◆ TO BE DONE: Print the lines of the listing below verbatim from its first line through the line bearing "const seriesNames = ['large-N". Any pictures are to be omitted.

--- DATA SEGMENT ---

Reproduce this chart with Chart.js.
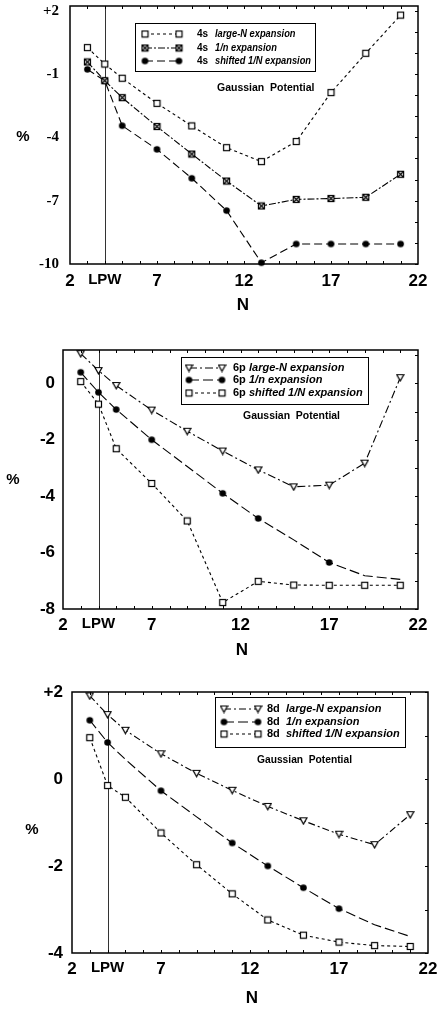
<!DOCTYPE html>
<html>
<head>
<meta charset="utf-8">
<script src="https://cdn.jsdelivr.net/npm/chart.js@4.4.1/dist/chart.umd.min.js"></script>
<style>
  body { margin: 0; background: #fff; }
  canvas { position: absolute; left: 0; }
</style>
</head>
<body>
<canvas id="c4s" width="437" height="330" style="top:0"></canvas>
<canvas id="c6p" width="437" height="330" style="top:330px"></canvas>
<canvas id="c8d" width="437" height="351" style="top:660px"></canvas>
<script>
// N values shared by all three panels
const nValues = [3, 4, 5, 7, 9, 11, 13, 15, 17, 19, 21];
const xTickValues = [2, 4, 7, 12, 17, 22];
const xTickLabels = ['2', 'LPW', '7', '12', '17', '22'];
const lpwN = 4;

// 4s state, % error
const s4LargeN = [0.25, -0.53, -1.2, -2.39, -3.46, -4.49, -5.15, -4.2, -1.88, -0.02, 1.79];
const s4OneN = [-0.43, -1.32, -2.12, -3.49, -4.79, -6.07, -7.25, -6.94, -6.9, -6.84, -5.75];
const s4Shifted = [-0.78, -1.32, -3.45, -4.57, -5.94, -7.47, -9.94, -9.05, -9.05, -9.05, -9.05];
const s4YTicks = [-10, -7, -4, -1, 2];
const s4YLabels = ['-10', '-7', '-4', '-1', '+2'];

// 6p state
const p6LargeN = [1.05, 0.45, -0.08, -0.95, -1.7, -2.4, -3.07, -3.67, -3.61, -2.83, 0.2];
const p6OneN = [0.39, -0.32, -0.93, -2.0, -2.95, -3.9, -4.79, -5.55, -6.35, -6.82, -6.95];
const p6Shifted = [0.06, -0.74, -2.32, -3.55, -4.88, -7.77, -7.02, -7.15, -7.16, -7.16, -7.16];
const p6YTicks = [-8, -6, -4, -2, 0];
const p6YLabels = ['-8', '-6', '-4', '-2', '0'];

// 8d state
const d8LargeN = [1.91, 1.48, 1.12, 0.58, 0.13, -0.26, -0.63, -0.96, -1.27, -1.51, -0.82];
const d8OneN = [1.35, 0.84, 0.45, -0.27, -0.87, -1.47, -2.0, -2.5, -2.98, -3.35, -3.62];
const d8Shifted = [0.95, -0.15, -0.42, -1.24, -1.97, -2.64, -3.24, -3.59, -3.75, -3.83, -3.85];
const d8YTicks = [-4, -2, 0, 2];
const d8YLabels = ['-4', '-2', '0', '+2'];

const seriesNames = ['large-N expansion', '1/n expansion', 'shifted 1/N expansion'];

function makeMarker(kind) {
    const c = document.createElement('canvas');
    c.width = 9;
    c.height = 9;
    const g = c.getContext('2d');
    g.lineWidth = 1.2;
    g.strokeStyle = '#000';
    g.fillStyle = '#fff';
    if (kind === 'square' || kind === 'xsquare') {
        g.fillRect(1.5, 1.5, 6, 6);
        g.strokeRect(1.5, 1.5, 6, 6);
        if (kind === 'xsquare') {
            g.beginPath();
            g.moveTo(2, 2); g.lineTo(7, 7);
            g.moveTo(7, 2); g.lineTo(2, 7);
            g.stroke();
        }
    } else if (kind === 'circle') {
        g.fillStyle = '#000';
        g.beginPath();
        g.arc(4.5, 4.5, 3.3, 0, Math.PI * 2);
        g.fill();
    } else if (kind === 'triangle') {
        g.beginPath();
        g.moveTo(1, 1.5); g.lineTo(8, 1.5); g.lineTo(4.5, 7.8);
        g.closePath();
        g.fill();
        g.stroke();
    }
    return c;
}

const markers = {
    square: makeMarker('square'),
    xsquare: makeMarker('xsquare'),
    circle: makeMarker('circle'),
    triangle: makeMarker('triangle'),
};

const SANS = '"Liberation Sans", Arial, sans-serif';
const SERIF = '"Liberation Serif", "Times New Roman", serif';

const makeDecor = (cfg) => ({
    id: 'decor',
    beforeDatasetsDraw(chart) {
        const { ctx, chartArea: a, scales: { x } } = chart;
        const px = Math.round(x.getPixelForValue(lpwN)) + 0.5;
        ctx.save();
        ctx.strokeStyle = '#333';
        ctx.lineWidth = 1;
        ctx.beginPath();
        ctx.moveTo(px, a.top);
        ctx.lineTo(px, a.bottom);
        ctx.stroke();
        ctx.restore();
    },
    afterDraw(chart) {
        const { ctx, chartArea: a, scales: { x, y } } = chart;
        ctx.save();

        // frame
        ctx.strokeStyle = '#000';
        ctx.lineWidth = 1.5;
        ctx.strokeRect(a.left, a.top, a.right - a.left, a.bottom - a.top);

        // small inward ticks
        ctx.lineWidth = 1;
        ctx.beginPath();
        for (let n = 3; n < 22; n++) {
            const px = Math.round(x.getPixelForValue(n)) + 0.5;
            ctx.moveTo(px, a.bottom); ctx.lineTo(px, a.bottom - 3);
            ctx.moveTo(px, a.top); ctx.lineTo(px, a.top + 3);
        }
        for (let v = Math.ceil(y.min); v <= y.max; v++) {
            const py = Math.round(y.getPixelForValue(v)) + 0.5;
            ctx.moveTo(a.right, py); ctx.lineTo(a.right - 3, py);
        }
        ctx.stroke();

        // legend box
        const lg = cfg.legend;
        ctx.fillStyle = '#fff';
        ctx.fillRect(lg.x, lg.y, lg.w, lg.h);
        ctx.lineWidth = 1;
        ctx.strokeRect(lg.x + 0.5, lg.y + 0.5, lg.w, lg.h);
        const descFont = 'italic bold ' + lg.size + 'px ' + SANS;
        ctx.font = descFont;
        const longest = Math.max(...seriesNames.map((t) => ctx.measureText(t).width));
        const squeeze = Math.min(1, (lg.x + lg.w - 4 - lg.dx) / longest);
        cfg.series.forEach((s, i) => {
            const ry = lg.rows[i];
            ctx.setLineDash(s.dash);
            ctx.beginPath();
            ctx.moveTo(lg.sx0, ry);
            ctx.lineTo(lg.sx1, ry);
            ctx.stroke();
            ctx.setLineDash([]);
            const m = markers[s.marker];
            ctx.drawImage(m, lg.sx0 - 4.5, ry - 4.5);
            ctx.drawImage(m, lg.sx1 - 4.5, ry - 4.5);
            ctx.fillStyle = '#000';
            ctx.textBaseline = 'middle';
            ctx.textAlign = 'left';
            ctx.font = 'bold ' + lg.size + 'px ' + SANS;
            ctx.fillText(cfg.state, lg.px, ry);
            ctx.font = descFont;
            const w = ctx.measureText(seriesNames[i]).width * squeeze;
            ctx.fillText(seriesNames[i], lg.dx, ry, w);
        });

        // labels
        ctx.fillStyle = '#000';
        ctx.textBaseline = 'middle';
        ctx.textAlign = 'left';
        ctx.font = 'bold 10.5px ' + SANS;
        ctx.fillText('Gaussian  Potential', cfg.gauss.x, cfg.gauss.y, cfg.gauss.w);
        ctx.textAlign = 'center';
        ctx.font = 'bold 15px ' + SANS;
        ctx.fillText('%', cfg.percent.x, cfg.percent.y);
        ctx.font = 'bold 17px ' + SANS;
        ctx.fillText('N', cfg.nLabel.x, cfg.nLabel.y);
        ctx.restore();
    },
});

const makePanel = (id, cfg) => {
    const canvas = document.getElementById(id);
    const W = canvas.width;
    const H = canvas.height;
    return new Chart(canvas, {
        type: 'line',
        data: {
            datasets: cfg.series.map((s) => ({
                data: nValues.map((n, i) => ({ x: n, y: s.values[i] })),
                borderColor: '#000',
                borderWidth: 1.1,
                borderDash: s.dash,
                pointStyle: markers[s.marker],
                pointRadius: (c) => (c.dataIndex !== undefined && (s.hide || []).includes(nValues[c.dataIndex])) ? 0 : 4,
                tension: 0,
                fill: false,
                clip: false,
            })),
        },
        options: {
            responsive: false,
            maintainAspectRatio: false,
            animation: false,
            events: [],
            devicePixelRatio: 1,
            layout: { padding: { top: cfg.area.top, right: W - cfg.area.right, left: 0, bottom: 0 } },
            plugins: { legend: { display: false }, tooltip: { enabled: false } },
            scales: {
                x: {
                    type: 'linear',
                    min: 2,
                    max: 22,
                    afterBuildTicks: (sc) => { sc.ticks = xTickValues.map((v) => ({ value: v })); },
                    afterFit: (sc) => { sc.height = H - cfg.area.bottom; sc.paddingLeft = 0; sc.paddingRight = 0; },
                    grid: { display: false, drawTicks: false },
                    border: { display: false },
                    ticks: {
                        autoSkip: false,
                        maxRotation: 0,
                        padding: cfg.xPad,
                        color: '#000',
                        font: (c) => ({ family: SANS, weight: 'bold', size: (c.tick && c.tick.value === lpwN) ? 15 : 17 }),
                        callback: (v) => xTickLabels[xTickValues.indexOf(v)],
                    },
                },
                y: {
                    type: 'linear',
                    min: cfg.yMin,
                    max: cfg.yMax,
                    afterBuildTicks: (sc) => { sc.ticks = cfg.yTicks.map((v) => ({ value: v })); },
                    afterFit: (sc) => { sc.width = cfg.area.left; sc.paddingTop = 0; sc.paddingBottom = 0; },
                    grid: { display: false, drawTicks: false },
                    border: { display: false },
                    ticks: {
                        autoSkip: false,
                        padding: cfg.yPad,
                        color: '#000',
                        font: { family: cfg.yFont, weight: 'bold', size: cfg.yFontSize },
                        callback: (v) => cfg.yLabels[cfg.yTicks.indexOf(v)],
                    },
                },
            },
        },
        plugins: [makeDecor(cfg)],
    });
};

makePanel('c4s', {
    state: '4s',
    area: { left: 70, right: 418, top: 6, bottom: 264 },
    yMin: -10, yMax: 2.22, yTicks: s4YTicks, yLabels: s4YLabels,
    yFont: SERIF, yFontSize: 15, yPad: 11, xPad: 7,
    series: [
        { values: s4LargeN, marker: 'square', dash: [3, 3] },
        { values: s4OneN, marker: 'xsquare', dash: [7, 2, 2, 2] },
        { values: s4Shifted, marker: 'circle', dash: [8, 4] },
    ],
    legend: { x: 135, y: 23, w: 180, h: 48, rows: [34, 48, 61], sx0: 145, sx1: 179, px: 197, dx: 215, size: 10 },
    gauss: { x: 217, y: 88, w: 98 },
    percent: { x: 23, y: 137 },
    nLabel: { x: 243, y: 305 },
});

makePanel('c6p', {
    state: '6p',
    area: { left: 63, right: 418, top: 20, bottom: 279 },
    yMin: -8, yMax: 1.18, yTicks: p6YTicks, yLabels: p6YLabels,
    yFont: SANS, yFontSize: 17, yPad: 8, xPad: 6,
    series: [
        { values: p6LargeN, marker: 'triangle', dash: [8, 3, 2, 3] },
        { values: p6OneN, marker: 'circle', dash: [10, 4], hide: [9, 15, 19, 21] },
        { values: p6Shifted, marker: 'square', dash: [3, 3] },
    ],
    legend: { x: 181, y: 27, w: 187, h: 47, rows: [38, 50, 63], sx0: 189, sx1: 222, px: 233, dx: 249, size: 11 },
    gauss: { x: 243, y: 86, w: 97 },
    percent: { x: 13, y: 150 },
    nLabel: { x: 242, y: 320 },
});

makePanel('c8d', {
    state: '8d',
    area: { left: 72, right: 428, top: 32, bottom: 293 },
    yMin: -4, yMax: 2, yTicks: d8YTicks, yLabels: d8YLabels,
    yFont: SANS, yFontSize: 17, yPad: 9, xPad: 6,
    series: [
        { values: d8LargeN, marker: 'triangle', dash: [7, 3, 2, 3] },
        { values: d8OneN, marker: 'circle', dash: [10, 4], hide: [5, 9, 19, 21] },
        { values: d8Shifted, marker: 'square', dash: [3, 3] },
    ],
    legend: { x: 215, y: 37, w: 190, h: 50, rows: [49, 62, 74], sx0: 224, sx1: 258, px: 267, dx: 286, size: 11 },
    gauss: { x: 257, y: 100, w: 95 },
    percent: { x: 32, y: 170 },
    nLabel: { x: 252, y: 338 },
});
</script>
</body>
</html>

---

◆ SOLUTION:
Reproduce this chart with Chart.js.
<!DOCTYPE html>
<html>
<head>
<meta charset="utf-8">
<script src="https://cdn.jsdelivr.net/npm/chart.js@4.4.1/dist/chart.umd.min.js"></script>
<style>
  body { margin: 0; background: #fff; }
  canvas { position: absolute; left: 0; }
</style>
</head>
<body>
<canvas id="c4s" width="437" height="330" style="top:0"></canvas>
<canvas id="c6p" width="437" height="330" style="top:330px"></canvas>
<canvas id="c8d" width="437" height="351" style="top:660px"></canvas>
<script>
// N values shared by all three panels
const nValues = [3, 4, 5, 7, 9, 11, 13, 15, 17, 19, 21];
const xTickValues = [2, 4, 7, 12, 17, 22];
const xTickLabels = ['2', 'LPW', '7', '12', '17', '22'];
const lpwN = 4;

// 4s state, % error
const s4LargeN = [0.25, -0.53, -1.2, -2.39, -3.46, -4.49, -5.15, -4.2, -1.88, -0.02, 1.79];
const s4OneN = [-0.43, -1.32, -2.12, -3.49, -4.79, -6.07, -7.25, -6.94, -6.9, -6.84, -5.75];
const s4Shifted = [-0.78, -1.32, -3.45, -4.57, -5.94, -7.47, -9.94, -9.05, -9.05, -9.05, -9.05];
const s4YTicks = [-10, -7, -4, -1, 2];
const s4YLabels = ['-10', '-7', '-4', '-1', '+2'];

// 6p state
const p6LargeN = [1.05, 0.45, -0.08, -0.95, -1.7, -2.4, -3.07, -3.67, -3.61, -2.83, 0.2];
const p6OneN = [0.39, -0.32, -0.93, -2.0, -2.95, -3.9, -4.79, -5.55, -6.35, -6.82, -6.95];
const p6Shifted = [0.06, -0.74, -2.32, -3.55, -4.88, -7.77, -7.02, -7.15, -7.16, -7.16, -7.16];
const p6YTicks = [-8, -6, -4, -2, 0];
const p6YLabels = ['-8', '-6', '-4', '-2', '0'];

// 8d state
const d8LargeN = [1.91, 1.48, 1.12, 0.58, 0.13, -0.26, -0.63, -0.96, -1.27, -1.51, -0.82];
const d8OneN = [1.35, 0.84, 0.45, -0.27, -0.87, -1.47, -2.0, -2.5, -2.98, -3.35, -3.62];
const d8Shifted = [0.95, -0.15, -0.42, -1.24, -1.97, -2.64, -3.24, -3.59, -3.75, -3.83, -3.85];
const d8YTicks = [-4, -2, 0, 2];
const d8YLabels = ['-4', '-2', '0', '+2'];

const seriesNames = ['large-N expansion', '1/n expansion', 'shifted 1/N expansion'];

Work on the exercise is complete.